* DIRECTIVE
Transcribe each line of the material as it is, and drop any picture.

* COLLECTED DATA
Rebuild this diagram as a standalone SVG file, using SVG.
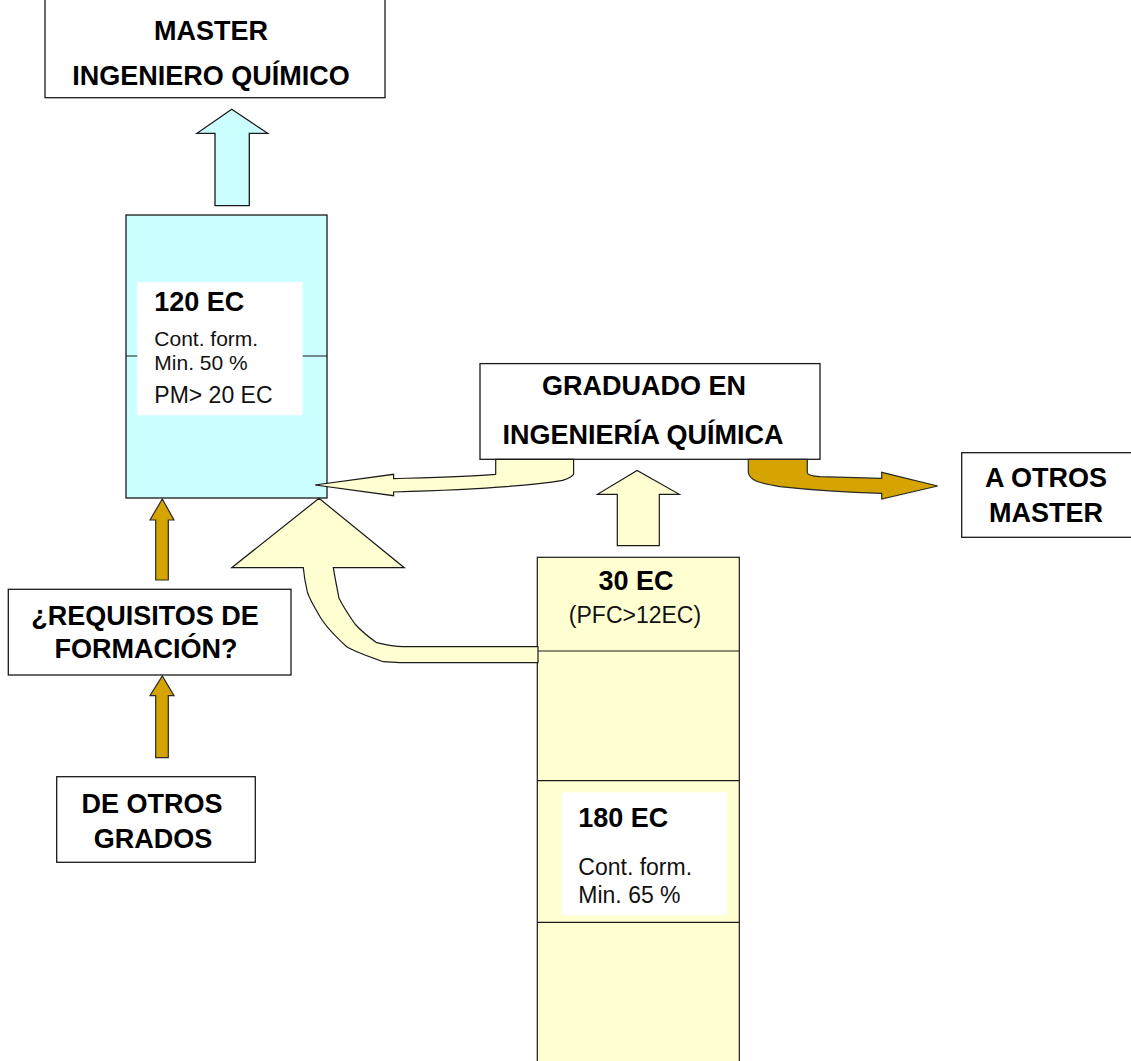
<svg xmlns="http://www.w3.org/2000/svg" width="1131" height="1061" viewBox="0 0 1131 1061">
  <style>
    .box { fill: #ffffff; stroke: #1a1a1a; stroke-width: 1.3; }
    .cyan { fill: #ccffff; stroke: #1a1a1a; stroke-width: 1.3; }
    .cream { fill: #ffffd2; stroke: #1a1a1a; stroke-width: 1.2; }
    .gold { fill: #d6a400; stroke: #2a2a2a; stroke-width: 1.2; }
    .div { stroke: #1a1a1a; stroke-width: 1.2; fill: none; }
    .lbl { fill: #ffffff; stroke: none; }
    .t { font-family: "Liberation Sans", Arial, sans-serif; font-weight: bold; font-size: 27px; fill: #000; }
    .tc { text-anchor: middle; }
    .r { font-family: "Liberation Sans", Arial, sans-serif; font-size: 23px; fill: #111; }
    .rs { font-size: 21px; }
  </style>

  <!-- master box, partly above the top edge -->
  <g id="master">
    <rect class="box" x="45" y="-10" width="340" height="107.7"/>
    <text class="t tc" x="211" y="40">MASTER</text>
    <text class="t tc" x="211" y="85">INGENIERO QUÍMICO</text>
  </g>

  <!-- 120 EC block of the master -->
  <g id="master-credits">
    <rect class="cyan" x="126" y="215" width="201" height="283"/>
    <line class="div" x1="126" y1="356" x2="327" y2="356"/>
    <rect class="lbl" x="137.3" y="282" width="165.4" height="133.3"/>
    <text class="t" x="154.3" y="310.7">120 EC</text>
    <text class="r rs" x="154.3" y="345.5">Cont. form.</text>
    <text class="r rs" x="154.3" y="369.5">Min. 50 %</text>
    <text class="r" x="154.3" y="403.3">PM&gt; 20 EC</text>
  </g>

  <g id="graduado">
    <rect class="box" x="480" y="363.6" width="340" height="95.7"/>
    <text class="t tc" x="644" y="394.6">GRADUADO EN</text>
    <text class="t tc" x="643" y="444">INGENIERÍA QUÍMICA</text>
  </g>

  <g id="otros-master">
    <rect class="box" x="961.7" y="452.7" width="180" height="84.6"/>
    <text class="t tc" x="1046" y="486.7">A OTROS</text>
    <text class="t tc" x="1046" y="521.7">MASTER</text>
  </g>

  <g id="requisitos">
    <rect class="box" x="8.3" y="589.3" width="282.7" height="85.7"/>
    <text class="t tc" x="145" y="625">¿REQUISITOS DE</text>
    <text class="t tc" x="146" y="658.3">FORMACIÓN?</text>
  </g>

  <g id="otros-grados">
    <rect class="box" x="56.7" y="776.7" width="198.6" height="85.6"/>
    <text class="t tc" x="152" y="813.3">DE OTROS</text>
    <text class="t tc" x="153" y="848.3">GRADOS</text>
  </g>

  <!-- grado column: 30 EC on top of 180 EC -->
  <g id="grado-column">
    <rect class="cream" x="537.3" y="557.3" width="202" height="520"/>
    <line class="div" x1="537.3" y1="651" x2="739.3" y2="651"/>
    <line class="div" x1="537.3" y1="780.7" x2="739.3" y2="780.7"/>
    <line class="div" x1="537.3" y1="922.3" x2="739.3" y2="922.3"/>
    <text class="t tc" x="636" y="590">30 EC</text>
    <text class="r tc" x="635" y="623.3">(PFC&gt;12EC)</text>
    <rect class="lbl" x="561.7" y="792.3" width="165" height="123"/>
    <text class="t" x="578.3" y="826.7">180 EC</text>
    <text class="r" x="578.3" y="875">Cont. form.</text>
    <text class="r" x="578.3" y="903.3">Min. 65 %</text>
  </g>

  <!-- connectors, drawn last so arrow tips sit over the block edges -->
  <g id="connectors">
    <!-- cyan arrow: 120 EC block up to master -->
    <path class="cyan" d="M215,205.7 L215,133.3 L197,133.3 L231.7,109.3 L267.7,133.3 L249.3,133.3 L249.3,205.7 Z"/>
    <!-- gold arrow: requisitos up to 120 EC block -->
    <path class="gold" d="M155.7,580 L155.7,520 L150,520 L162.3,499 L174,520 L168.3,520 L168.3,580 Z"/>
    <!-- gold arrow: otros grados up to requisitos -->
    <path class="gold" d="M155.7,757.7 L155.7,695.7 L150,695.7 L162.3,676 L174,695.7 L168.3,695.7 L168.3,757.7 Z"/>
    <!-- cream arrow: 30 EC column up to graduado -->
    <path class="cream" d="M617.3,545.7 L617.3,494.3 L597.5,494.3 L637.1,470.4 L679.3,494.3 L659.3,494.3 L659.3,545.7 Z"/>
    <!-- cream bent arrow: graduado back to the 120 EC block -->
    <path class="cream" d="M495.7,459.3 L495.7,474.3 C470,476.5 430,477.5 393.6,478.6 L393.6,474.3 L315,485 L393.6,495.7 L393.6,492 C460,490 530,486 562.5,480.4 C568,478.5 572,476.5 573.6,474.3 L573.6,459.3 Z"/>
    <!-- gold bent arrow: graduado to other masters -->
    <path class="gold" d="M748.3,459.3 L748.3,472 C749,480 758,483 780,486.7 C810,490 850,492.5 881.7,493.3 L881.7,499 L937.7,486 L881.7,472.3 L881.7,478.3 L820,476.7 C812,476 807.3,474.5 807.3,472.7 L807.3,459.3 Z"/>
    <!-- large cream curved arrow: 30 EC column round into the 120 EC block -->
    <path class="cream" d="M538,662.7 L403.3,662.7 C395,662.7 388,662 383.3,661.7 C370,657 356,652 346.7,646.7 C335,636 326,627 320,616.7 C313,605 309,598 307.3,591.7 C305,582 304,575 303.3,567.7 L231.7,567.7 L319,498.3 L404.3,567.7 L333.3,567.7 C335,578 337,588 339,598.3 C344,608 350,617 355,624 C362,632 370,638 376.7,642.7 C386,645 395,646.7 403.3,646.7 L538,646.7 Z"/>
  </g>
</svg>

* ANSWER TO THIS EXERCISE
Rebuild this diagram as a standalone SVG file, using SVG.
<svg xmlns="http://www.w3.org/2000/svg" width="1131" height="1061" viewBox="0 0 1131 1061">
  <style>
    .box { fill: #ffffff; stroke: #1a1a1a; stroke-width: 1.3; }
    .cyan { fill: #ccffff; stroke: #1a1a1a; stroke-width: 1.3; }
    .cream { fill: #ffffd2; stroke: #1a1a1a; stroke-width: 1.2; }
    .gold { fill: #d6a400; stroke: #2a2a2a; stroke-width: 1.2; }
    .div { stroke: #1a1a1a; stroke-width: 1.2; fill: none; }
    .lbl { fill: #ffffff; stroke: none; }
    .t { font-family: "Liberation Sans", Arial, sans-serif; font-weight: bold; font-size: 27px; fill: #000; }
    .tc { text-anchor: middle; }
    .r { font-family: "Liberation Sans", Arial, sans-serif; font-size: 23px; fill: #111; }
    .rs { font-size: 21px; }
  </style>

  <!-- master box, partly above the top edge -->
  <g id="master">
    <rect class="box" x="45" y="-10" width="340" height="107.7"/>
    <text class="t tc" x="211" y="40">MASTER</text>
    <text class="t tc" x="211" y="85">INGENIERO QUÍMICO</text>
  </g>

  <!-- 120 EC block of the master -->
  <g id="master-credits">
    <rect class="cyan" x="126" y="215" width="201" height="283"/>
    <line class="div" x1="126" y1="356" x2="327" y2="356"/>
    <rect class="lbl" x="137.3" y="282" width="165.4" height="133.3"/>
    <text class="t" x="154.3" y="310.7">120 EC</text>
    <text class="r rs" x="154.3" y="345.5">Cont. form.</text>
    <text class="r rs" x="154.3" y="369.5">Min. 50 %</text>
    <text class="r" x="154.3" y="403.3">PM&gt; 20 EC</text>
  </g>

  <g id="graduado">
    <rect class="box" x="480" y="363.6" width="340" height="95.7"/>
    <text class="t tc" x="644" y="394.6">GRADUADO EN</text>
    <text class="t tc" x="643" y="444">INGENIERÍA QUÍMICA</text>
  </g>

  <g id="otros-master">
    <rect class="box" x="961.7" y="452.7" width="180" height="84.6"/>
    <text class="t tc" x="1046" y="486.7">A OTROS</text>
    <text class="t tc" x="1046" y="521.7">MASTER</text>
  </g>

  <g id="requisitos">
    <rect class="box" x="8.3" y="589.3" width="282.7" height="85.7"/>
    <text class="t tc" x="145" y="625">¿REQUISITOS DE</text>
    <text class="t tc" x="146" y="658.3">FORMACIÓN?</text>
  </g>

  <g id="otros-grados">
    <rect class="box" x="56.7" y="776.7" width="198.6" height="85.6"/>
    <text class="t tc" x="152" y="813.3">DE OTROS</text>
    <text class="t tc" x="153" y="848.3">GRADOS</text>
  </g>

  <!-- grado column: 30 EC on top of 180 EC -->
  <g id="grado-column">
    <rect class="cream" x="537.3" y="557.3" width="202" height="520"/>
    <line class="div" x1="537.3" y1="651" x2="739.3" y2="651"/>
    <line class="div" x1="537.3" y1="780.7" x2="739.3" y2="780.7"/>
    <line class="div" x1="537.3" y1="922.3" x2="739.3" y2="922.3"/>
    <text class="t tc" x="636" y="590">30 EC</text>
    <text class="r tc" x="635" y="623.3">(PFC&gt;12EC)</text>
    <rect class="lbl" x="561.7" y="792.3" width="165" height="123"/>
    <text class="t" x="578.3" y="826.7">180 EC</text>
    <text class="r" x="578.3" y="875">Cont. form.</text>
    <text class="r" x="578.3" y="903.3">Min. 65 %</text>
  </g>

  <!-- connectors, drawn last so arrow tips sit over the block edges -->
  <g id="connectors">
    <!-- cyan arrow: 120 EC block up to master -->
    <path class="cyan" d="M215,205.7 L215,133.3 L197,133.3 L231.7,109.3 L267.7,133.3 L249.3,133.3 L249.3,205.7 Z"/>
    <!-- gold arrow: requisitos up to 120 EC block -->
    <path class="gold" d="M155.7,580 L155.7,520 L150,520 L162.3,499 L174,520 L168.3,520 L168.3,580 Z"/>
    <!-- gold arrow: otros grados up to requisitos -->
    <path class="gold" d="M155.7,757.7 L155.7,695.7 L150,695.7 L162.3,676 L174,695.7 L168.3,695.7 L168.3,757.7 Z"/>
    <!-- cream arrow: 30 EC column up to graduado -->
    <path class="cream" d="M617.3,545.7 L617.3,494.3 L597.5,494.3 L637.1,470.4 L679.3,494.3 L659.3,494.3 L659.3,545.7 Z"/>
    <!-- cream bent arrow: graduado back to the 120 EC block -->
    <path class="cream" d="M495.7,459.3 L495.7,474.3 C470,476.5 430,477.5 393.6,478.6 L393.6,474.3 L315,485 L393.6,495.7 L393.6,492 C460,490 530,486 562.5,480.4 C568,478.5 572,476.5 573.6,474.3 L573.6,459.3 Z"/>
    <!-- gold bent arrow: graduado to other masters -->
    <path class="gold" d="M748.3,459.3 L748.3,472 C749,480 758,483 780,486.7 C810,490 850,492.5 881.7,493.3 L881.7,499 L937.7,486 L881.7,472.3 L881.7,478.3 L820,476.7 C812,476 807.3,474.5 807.3,472.7 L807.3,459.3 Z"/>
    <!-- large cream curved arrow: 30 EC column round into the 120 EC block -->
    <path class="cream" d="M538,662.7 L403.3,662.7 C395,662.7 388,662 383.3,661.7 C370,657 356,652 346.7,646.7 C335,636 326,627 320,616.7 C313,605 309,598 307.3,591.7 C305,582 304,575 303.3,567.7 L231.7,567.7 L319,498.3 L404.3,567.7 L333.3,567.7 C335,578 337,588 339,598.3 C344,608 350,617 355,624 C362,632 370,638 376.7,642.7 C386,645 395,646.7 403.3,646.7 L538,646.7 Z"/>
  </g>
</svg>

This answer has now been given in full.